## SET EXERCISE
Write out again exactly the lines from the one containing "Convert this chart to D3.js code." through the one containing "1.5, 2.6, 3.1, 2.6, 1.5, 1.5];", both included, and omit the pictures.

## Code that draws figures
────────
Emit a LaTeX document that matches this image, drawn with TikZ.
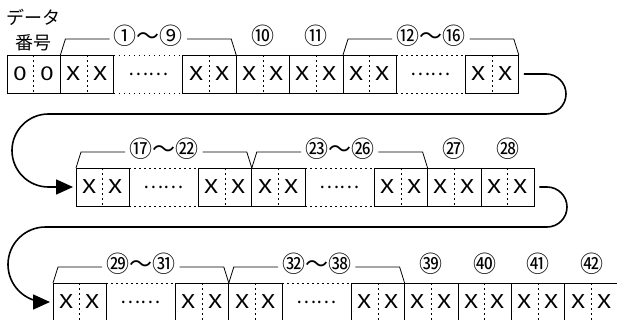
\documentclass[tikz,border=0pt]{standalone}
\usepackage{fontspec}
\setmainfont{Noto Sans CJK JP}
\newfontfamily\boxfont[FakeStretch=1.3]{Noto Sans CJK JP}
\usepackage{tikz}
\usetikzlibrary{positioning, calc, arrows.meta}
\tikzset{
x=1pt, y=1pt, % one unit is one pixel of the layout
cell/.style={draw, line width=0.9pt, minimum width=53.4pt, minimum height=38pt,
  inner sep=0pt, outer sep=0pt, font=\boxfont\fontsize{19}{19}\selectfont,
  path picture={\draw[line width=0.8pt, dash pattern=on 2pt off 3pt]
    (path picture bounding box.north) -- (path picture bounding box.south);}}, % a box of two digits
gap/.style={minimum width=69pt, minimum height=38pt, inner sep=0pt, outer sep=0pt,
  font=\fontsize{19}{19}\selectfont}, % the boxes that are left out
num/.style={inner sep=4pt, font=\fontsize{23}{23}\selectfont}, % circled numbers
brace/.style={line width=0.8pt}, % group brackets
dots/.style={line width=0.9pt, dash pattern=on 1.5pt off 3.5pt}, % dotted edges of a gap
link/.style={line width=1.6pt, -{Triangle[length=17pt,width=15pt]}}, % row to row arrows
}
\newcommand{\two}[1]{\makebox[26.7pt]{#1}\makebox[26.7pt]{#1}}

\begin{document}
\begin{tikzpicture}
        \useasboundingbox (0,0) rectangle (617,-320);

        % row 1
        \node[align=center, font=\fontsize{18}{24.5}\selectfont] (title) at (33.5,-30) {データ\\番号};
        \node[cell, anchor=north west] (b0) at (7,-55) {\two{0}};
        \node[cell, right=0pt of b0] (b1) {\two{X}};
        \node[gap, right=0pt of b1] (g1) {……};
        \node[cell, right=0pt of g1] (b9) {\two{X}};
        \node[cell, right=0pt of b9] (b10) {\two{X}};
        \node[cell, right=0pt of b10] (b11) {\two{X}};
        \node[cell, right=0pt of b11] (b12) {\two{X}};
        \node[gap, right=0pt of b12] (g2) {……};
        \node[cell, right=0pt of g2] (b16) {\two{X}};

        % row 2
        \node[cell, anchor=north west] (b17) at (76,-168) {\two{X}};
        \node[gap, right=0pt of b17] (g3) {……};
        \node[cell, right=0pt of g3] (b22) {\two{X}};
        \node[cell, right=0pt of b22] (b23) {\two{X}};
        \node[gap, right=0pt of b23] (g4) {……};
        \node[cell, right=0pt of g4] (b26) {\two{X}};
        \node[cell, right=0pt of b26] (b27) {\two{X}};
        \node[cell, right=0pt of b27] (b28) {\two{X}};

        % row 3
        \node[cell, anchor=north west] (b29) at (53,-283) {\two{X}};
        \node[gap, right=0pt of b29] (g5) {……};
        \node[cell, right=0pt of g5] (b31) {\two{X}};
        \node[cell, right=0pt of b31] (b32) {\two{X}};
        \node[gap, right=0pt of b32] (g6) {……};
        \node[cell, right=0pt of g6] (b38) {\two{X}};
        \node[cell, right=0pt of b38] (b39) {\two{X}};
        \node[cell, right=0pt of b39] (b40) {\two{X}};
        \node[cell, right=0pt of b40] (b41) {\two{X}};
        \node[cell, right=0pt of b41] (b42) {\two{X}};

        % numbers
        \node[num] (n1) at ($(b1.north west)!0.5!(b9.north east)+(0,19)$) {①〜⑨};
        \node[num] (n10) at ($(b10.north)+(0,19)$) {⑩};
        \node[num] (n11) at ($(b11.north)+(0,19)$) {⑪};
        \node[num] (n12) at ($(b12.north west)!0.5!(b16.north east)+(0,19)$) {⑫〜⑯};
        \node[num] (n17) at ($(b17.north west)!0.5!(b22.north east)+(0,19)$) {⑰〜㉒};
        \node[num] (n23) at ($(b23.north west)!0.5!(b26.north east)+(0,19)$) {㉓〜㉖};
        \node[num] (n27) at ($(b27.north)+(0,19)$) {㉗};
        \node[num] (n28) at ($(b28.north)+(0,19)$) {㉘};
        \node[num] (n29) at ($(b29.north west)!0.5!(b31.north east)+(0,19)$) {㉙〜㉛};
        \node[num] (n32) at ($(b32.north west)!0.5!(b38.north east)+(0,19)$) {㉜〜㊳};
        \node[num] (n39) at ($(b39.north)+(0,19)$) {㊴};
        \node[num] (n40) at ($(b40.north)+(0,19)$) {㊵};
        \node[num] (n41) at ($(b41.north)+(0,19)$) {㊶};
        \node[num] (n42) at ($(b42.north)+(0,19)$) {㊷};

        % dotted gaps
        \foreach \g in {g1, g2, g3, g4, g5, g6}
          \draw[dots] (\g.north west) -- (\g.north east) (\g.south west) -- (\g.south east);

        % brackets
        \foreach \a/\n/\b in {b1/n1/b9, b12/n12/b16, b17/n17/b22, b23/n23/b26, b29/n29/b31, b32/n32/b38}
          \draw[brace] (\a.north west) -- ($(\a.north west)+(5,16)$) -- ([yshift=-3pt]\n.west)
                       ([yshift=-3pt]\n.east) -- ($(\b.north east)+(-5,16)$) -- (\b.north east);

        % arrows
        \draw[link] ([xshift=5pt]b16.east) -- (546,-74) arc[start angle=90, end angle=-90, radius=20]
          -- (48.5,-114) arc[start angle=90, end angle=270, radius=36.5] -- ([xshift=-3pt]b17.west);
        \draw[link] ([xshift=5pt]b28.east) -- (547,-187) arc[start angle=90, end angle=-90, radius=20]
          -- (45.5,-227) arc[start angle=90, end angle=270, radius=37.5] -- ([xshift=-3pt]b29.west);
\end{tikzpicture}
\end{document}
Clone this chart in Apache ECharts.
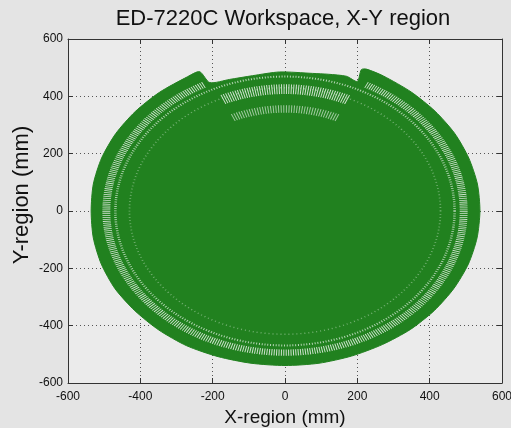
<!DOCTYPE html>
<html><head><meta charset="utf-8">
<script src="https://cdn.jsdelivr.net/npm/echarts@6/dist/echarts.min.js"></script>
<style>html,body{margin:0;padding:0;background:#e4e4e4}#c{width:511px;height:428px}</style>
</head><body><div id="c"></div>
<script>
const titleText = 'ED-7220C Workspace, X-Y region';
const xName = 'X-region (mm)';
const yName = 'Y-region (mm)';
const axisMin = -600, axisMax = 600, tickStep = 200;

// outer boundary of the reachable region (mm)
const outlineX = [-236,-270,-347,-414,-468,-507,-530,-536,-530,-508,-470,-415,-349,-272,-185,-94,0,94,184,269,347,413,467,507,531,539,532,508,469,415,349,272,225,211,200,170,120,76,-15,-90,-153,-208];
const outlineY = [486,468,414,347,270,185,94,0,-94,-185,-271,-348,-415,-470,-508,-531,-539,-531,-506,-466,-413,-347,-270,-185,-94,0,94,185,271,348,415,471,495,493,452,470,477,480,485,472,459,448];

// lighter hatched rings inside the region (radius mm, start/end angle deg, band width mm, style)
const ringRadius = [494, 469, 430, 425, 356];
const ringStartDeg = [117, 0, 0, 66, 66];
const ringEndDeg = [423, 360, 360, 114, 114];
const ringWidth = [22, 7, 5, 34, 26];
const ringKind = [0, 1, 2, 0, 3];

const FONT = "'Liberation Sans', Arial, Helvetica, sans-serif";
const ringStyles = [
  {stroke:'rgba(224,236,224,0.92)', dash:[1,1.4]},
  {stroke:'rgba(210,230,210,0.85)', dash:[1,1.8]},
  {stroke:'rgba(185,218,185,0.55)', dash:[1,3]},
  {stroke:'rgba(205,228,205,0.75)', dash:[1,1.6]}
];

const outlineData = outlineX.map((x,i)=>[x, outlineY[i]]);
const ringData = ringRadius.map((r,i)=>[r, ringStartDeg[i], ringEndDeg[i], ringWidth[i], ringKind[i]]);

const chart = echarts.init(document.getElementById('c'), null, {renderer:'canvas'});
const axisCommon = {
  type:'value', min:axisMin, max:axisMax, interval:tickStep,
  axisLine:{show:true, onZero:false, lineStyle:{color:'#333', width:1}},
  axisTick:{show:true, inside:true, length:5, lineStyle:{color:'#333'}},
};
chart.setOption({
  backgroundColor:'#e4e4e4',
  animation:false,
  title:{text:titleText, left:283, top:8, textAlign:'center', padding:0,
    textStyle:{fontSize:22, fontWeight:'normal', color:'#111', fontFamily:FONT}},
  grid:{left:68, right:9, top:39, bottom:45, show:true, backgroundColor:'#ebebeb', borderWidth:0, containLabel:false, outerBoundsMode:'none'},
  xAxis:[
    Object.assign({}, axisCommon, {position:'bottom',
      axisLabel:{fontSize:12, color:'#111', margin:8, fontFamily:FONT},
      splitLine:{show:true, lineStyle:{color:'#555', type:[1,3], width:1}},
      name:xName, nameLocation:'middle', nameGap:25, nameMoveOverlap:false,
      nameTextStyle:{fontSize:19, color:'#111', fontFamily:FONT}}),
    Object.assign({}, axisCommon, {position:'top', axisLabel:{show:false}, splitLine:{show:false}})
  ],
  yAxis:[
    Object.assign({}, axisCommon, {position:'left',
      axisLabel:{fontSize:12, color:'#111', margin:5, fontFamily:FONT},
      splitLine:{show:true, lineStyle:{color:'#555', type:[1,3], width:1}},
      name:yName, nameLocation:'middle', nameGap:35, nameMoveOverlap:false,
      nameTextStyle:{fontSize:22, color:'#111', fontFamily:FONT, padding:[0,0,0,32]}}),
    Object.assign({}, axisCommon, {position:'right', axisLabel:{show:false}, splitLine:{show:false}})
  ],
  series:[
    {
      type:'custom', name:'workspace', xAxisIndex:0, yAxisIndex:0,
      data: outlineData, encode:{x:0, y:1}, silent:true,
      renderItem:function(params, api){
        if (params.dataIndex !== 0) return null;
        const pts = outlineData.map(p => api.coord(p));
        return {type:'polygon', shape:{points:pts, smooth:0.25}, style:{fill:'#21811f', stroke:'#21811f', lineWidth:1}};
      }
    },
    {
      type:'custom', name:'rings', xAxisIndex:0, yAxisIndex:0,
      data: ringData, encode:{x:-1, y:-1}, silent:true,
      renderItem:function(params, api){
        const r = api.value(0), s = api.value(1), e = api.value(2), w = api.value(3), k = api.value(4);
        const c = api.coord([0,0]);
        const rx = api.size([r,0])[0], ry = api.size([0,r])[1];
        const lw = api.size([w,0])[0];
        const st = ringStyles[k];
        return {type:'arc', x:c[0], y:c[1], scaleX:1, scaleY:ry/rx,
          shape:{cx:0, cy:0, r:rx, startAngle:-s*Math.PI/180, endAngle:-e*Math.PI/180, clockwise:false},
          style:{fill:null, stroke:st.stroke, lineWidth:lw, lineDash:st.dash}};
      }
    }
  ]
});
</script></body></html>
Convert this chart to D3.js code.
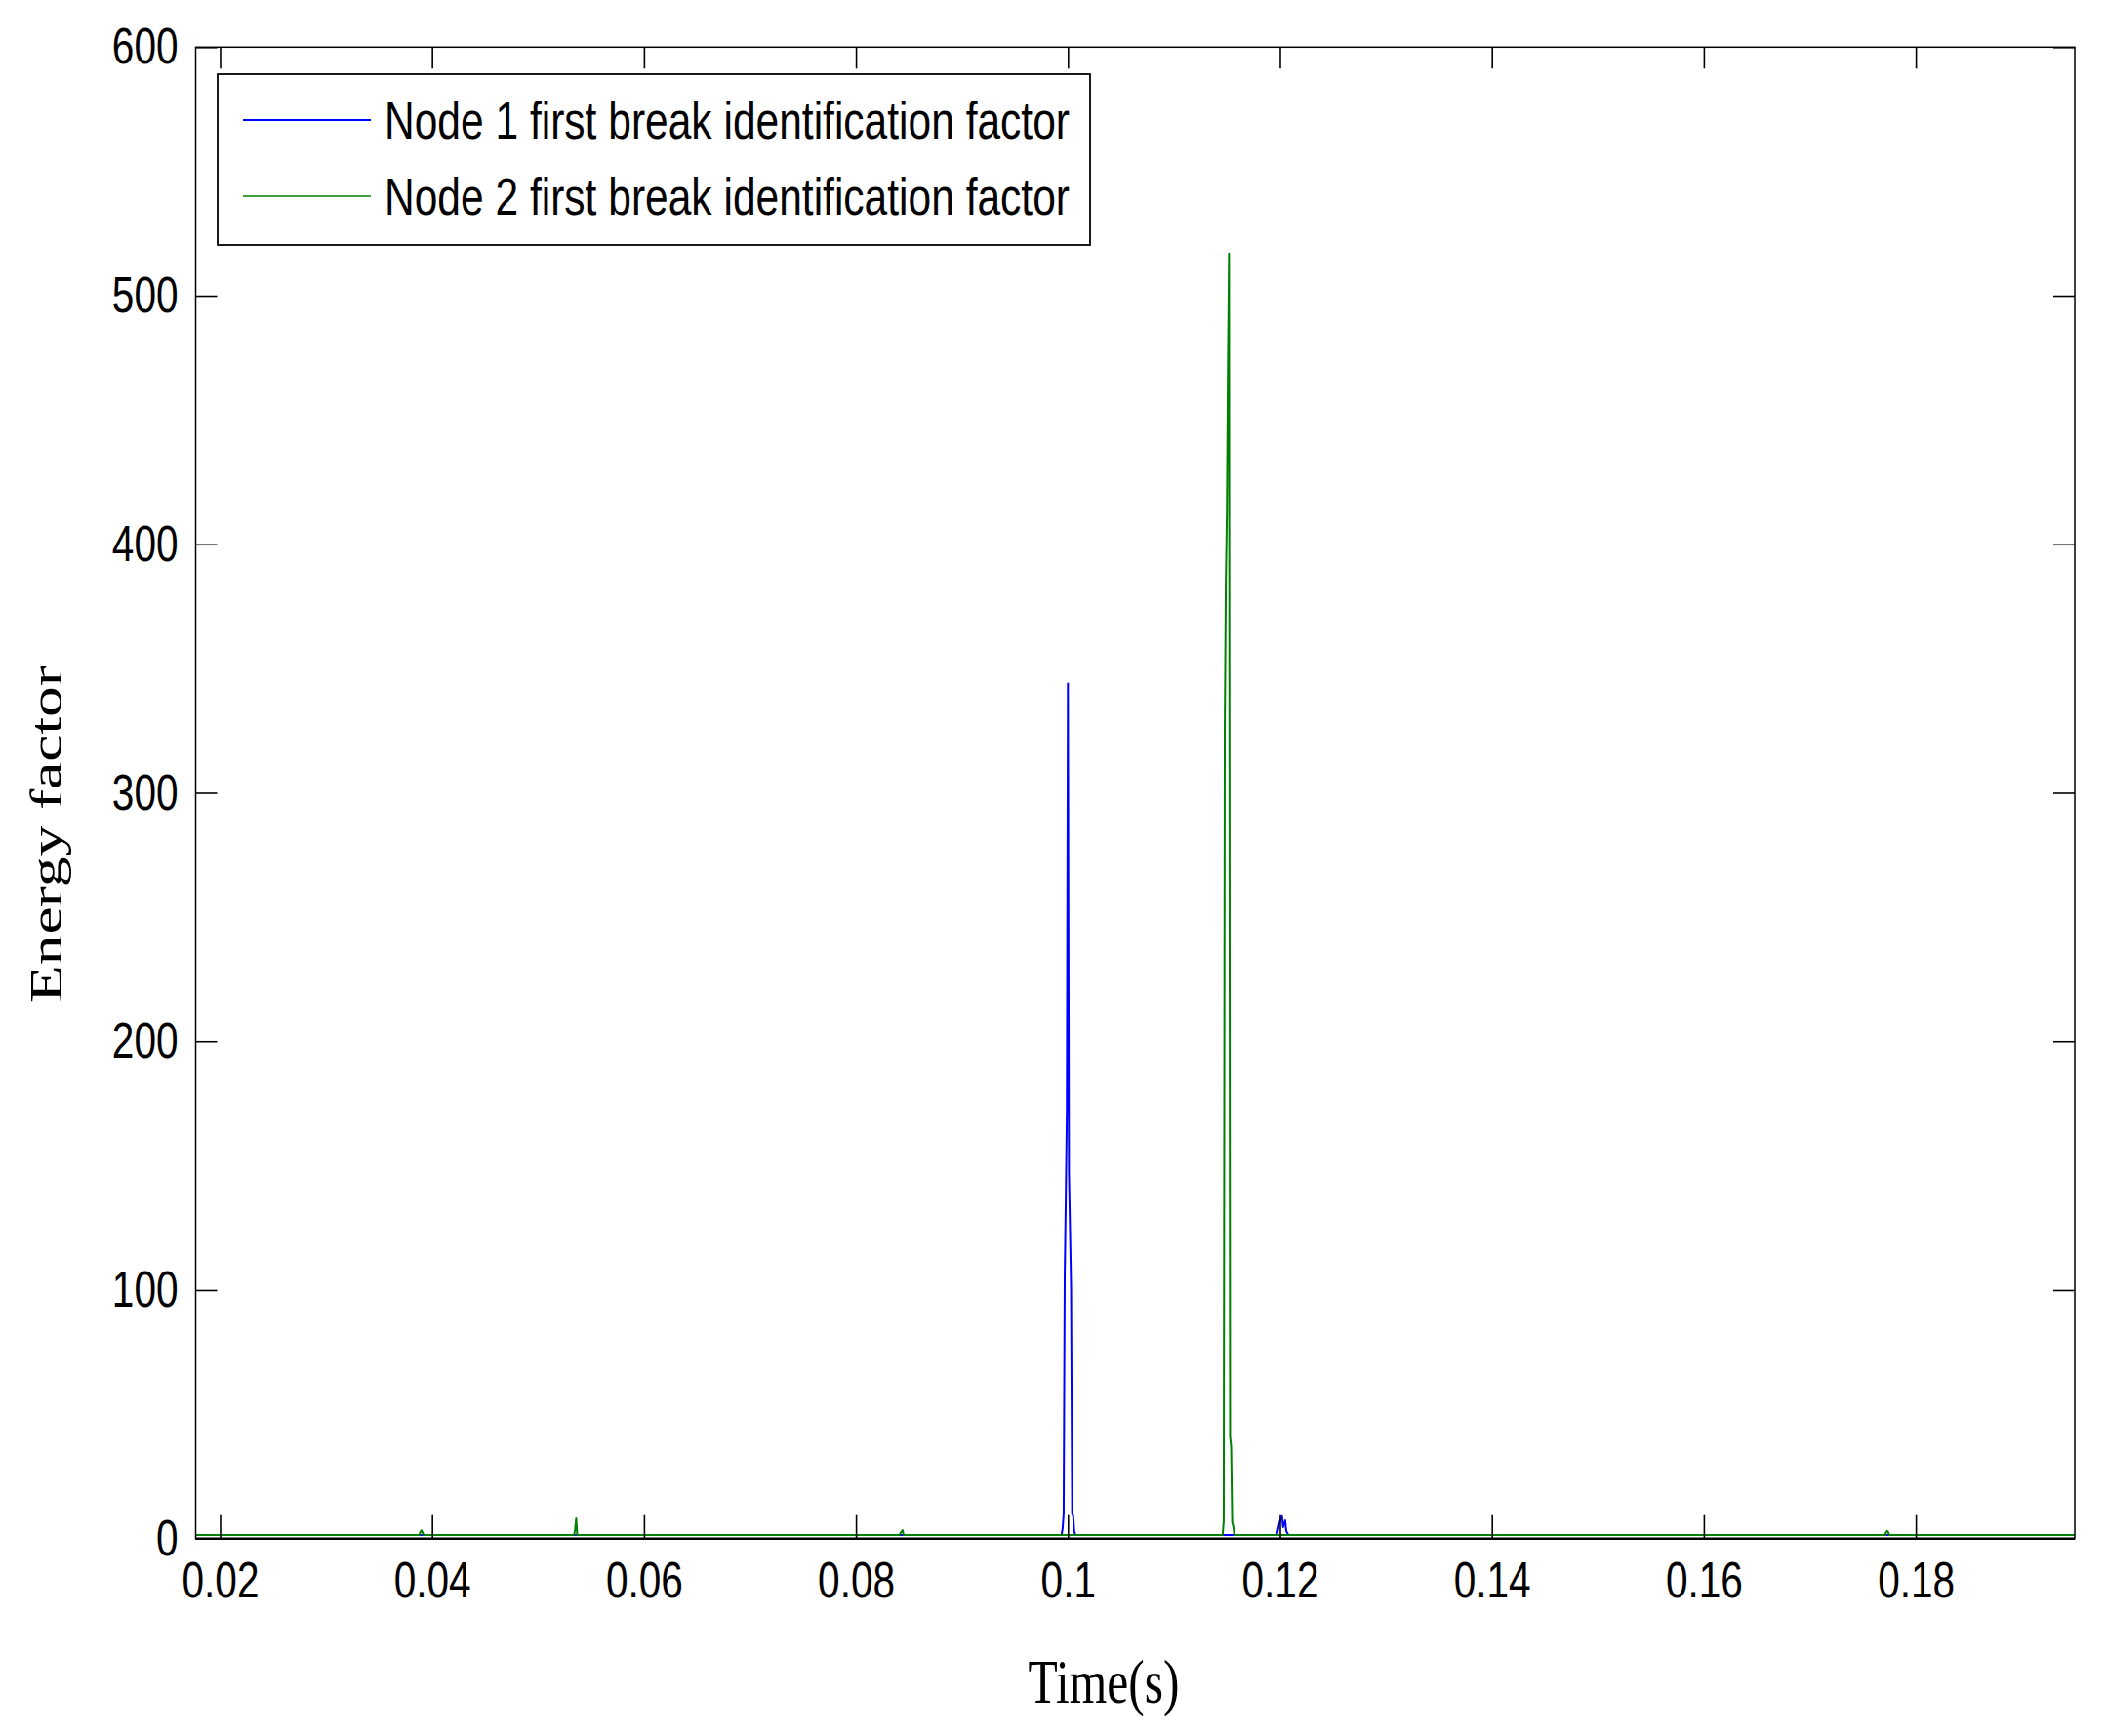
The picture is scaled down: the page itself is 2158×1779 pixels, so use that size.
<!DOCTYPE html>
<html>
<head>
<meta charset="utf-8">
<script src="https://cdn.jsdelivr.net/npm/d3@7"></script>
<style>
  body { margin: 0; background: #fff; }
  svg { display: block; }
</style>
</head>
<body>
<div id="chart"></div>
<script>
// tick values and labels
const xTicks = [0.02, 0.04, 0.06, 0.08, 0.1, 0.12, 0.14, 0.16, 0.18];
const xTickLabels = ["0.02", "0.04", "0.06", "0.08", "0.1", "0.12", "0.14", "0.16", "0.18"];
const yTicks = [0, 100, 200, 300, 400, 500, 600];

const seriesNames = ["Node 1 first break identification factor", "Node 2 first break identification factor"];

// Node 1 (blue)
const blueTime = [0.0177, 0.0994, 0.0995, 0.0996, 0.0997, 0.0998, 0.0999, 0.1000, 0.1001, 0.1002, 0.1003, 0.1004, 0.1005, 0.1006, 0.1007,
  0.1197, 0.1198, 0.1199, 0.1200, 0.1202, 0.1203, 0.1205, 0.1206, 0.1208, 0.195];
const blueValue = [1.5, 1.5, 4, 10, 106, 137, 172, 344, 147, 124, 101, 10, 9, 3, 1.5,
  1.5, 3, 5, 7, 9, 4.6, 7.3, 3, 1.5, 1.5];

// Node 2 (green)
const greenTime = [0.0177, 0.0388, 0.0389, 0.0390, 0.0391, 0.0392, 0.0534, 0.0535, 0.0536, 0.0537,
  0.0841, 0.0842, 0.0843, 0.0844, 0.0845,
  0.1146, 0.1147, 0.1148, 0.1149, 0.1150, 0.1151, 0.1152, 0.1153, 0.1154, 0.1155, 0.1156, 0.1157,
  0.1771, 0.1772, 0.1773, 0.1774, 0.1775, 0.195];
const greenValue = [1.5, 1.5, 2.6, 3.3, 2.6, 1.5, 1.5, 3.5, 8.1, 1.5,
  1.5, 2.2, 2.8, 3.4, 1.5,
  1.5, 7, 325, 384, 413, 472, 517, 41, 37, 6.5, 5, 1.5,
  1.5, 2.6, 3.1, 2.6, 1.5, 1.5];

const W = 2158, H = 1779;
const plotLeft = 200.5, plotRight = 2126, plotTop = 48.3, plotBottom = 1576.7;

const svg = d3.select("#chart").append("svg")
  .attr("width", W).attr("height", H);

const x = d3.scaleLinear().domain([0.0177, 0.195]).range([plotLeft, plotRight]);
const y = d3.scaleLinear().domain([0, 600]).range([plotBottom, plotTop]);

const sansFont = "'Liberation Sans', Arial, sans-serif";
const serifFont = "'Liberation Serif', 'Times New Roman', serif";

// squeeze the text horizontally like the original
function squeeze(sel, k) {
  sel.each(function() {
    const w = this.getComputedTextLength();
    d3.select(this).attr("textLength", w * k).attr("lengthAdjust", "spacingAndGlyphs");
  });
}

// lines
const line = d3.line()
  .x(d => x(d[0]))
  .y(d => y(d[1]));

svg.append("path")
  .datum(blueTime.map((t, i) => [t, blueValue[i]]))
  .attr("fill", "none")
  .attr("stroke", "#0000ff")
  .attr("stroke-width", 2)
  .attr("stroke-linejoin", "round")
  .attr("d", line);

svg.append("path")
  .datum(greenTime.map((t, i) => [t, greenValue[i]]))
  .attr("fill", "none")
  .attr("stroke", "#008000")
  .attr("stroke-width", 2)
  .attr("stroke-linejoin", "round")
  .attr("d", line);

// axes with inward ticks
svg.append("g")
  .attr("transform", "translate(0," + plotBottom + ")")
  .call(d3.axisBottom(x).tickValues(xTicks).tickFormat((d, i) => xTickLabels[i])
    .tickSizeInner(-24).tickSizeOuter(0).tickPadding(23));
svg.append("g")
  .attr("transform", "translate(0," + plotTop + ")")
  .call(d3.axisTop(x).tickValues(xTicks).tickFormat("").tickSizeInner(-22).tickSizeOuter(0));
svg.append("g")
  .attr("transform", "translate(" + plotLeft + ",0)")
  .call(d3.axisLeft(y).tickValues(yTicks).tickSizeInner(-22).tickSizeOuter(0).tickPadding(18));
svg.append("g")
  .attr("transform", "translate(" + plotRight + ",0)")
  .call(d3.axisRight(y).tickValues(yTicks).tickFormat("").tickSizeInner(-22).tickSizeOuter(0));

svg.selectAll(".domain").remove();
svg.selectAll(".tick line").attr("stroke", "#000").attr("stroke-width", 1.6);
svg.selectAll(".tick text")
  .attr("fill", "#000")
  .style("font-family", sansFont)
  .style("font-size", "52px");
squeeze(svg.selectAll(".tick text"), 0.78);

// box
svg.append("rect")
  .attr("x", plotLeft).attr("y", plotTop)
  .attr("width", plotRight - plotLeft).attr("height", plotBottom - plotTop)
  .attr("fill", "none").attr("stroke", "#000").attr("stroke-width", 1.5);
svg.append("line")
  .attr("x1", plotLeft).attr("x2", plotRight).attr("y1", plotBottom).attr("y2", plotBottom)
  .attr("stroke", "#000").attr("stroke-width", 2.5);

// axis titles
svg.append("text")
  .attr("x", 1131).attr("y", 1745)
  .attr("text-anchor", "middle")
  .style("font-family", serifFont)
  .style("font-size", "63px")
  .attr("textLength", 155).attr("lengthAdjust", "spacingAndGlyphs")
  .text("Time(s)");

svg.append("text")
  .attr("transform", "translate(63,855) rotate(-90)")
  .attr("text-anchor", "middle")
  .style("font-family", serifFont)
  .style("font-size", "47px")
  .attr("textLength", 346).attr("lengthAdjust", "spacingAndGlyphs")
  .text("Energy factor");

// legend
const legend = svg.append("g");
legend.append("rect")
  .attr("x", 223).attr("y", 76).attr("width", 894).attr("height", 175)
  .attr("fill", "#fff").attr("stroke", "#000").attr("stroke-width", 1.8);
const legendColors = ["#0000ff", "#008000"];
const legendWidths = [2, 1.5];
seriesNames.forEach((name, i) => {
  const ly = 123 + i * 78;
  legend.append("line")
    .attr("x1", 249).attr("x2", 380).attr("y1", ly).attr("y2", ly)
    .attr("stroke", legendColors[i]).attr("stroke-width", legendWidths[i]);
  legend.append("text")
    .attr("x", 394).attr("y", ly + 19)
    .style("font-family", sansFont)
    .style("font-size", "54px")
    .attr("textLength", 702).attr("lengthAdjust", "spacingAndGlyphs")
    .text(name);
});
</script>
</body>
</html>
────────
## WRITTEN RESPONSE
Convert this chart to D3.js code.
The picture is scaled down: the page itself is 2158×1779 pixels, so use that size.
<!DOCTYPE html>
<html>
<head>
<meta charset="utf-8">
<script src="https://cdn.jsdelivr.net/npm/d3@7"></script>
<style>
  body { margin: 0; background: #fff; }
  svg { display: block; }
</style>
</head>
<body>
<div id="chart"></div>
<script>
// tick values and labels
const xTicks = [0.02, 0.04, 0.06, 0.08, 0.1, 0.12, 0.14, 0.16, 0.18];
const xTickLabels = ["0.02", "0.04", "0.06", "0.08", "0.1", "0.12", "0.14", "0.16", "0.18"];
const yTicks = [0, 100, 200, 300, 400, 500, 600];

const seriesNames = ["Node 1 first break identification factor", "Node 2 first break identification factor"];

// Node 1 (blue)
const blueTime = [0.0177, 0.0994, 0.0995, 0.0996, 0.0997, 0.0998, 0.0999, 0.1000, 0.1001, 0.1002, 0.1003, 0.1004, 0.1005, 0.1006, 0.1007,
  0.1197, 0.1198, 0.1199, 0.1200, 0.1202, 0.1203, 0.1205, 0.1206, 0.1208, 0.195];
const blueValue = [1.5, 1.5, 4, 10, 106, 137, 172, 344, 147, 124, 101, 10, 9, 3, 1.5,
  1.5, 3, 5, 7, 9, 4.6, 7.3, 3, 1.5, 1.5];

// Node 2 (green)
const greenTime = [0.0177, 0.0388, 0.0389, 0.0390, 0.0391, 0.0392, 0.0534, 0.0535, 0.0536, 0.0537,
  0.0841, 0.0842, 0.0843, 0.0844, 0.0845,
  0.1146, 0.1147, 0.1148, 0.1149, 0.1150, 0.1151, 0.1152, 0.1153, 0.1154, 0.1155, 0.1156, 0.1157,
  0.1771, 0.1772, 0.1773, 0.1774, 0.1775, 0.195];
const greenValue = [1.5, 1.5, 2.6, 3.3, 2.6, 1.5, 1.5, 3.5, 8.1, 1.5,
  1.5, 2.2, 2.8, 3.4, 1.5,
  1.5, 7, 325, 384, 413, 472, 517, 41, 37, 6.5, 5, 1.5,
  1.5, 2.6, 3.1, 2.6, 1.5, 1.5];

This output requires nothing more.